On the topic of regulation, there's a lot of talk at the moment about the need for greater regulation, not just for the banking sector, but also to more closely control the activities of hedge funds. What's your opinion on this and is there a key message you'd like to deliver to the regulators?
Dirk Ormoneit: I am fully in favour of regulators coming down hard on any dubious or fraudulent activity so as to eliminate any black sheep in the industry. The tricky bit will be to do this while causing minimum negative effects on market efficiency which I see as a cornerstone of overall welfare in a market economy.
Mark Holt: Given the size of the current crisis I think that the regulators have their work cut out to identify root causes and provide appropriate safeguards, which is in everybody's interests. I hope that they concentrate on that and don't attempt to impose measures for the sake of political expediency. This approach to regulation tends to be poorly targeted and leads to increased operational complexity for no particular advantage and typically has unexpected side effects. Transparency to investors is one area where I'd see regulation as providing a benefit to all legitimate participants, and is something that we already practise.
Leda Braga: As the US Congressional hearing of last November evidenced, hedge funds were not a major contributor to the market disruptions experienced in the last 12 months. Hedge funds deploy a diverse set of strategies and their activity has, in general, increased liquidity and reduced volatility in markets. As such, Hedge Funds are unlikely to cause systemic risk. Hedge funds are by nature nimble, fast moving organisations with an agile clientele that will vote with their feet without very much tolerance for weak performance. In the wake of the crisis, if anything, there will be a requirement for more transparency by hedge funds and that is perfectly acceptable, particularly considering the investor groups demanding it. Here in Bluecrest we are being proactive in offering increased transparency and have a couple of initiatives already in progress that have been well received by our investors.

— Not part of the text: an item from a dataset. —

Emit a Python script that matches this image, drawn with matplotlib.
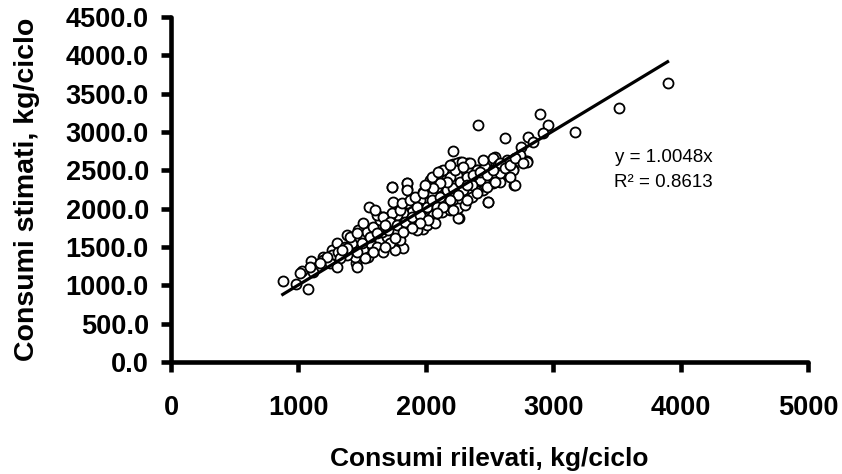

A couple of "team questions". What qualities do you value most highly in a member of the Bluecrest team, and how do you handle recruitment?
Dirk Ormoneit: We highly value creativity. This entails the right spirit of passion, openness and trust so as to provide a safe environment for each team member to challenge established solutions.
Mark Holt: We are looking for a combination of technical excellence and experience of working in a front office trading environment. The majority of our technology team have worked either for major investment banks or for one of our significant competitors prior to joining. We typically recruit into the team through a combination of personal contacts and head hunters.
Leda Braga: Excellence in the skills they bring to the group, a willingness to challenge and be challenged even in their most set views and a good dose of humbleness - as the world of business has always got some new lesson to teach us!
To finish, if you were to give one piece of advice to an established discretionary fund looking to enter the systematic arena, what would it be?
Dirk Ormoneit: Don't do it. Discretionary managers invariably underestimate the communication gap between these two worlds. This makes it very hard for a discretionary manager to become fully confident with a systematic approach.
Mark Holt: Treat technology as part of your investment process and be prepared to evolve it and the team that supports it as part of your systematic operation.
Leda Braga: I often say half jokingly that the "capital sins of systematic trading are excessive assets and manual intervention" - so there: two things to avoid!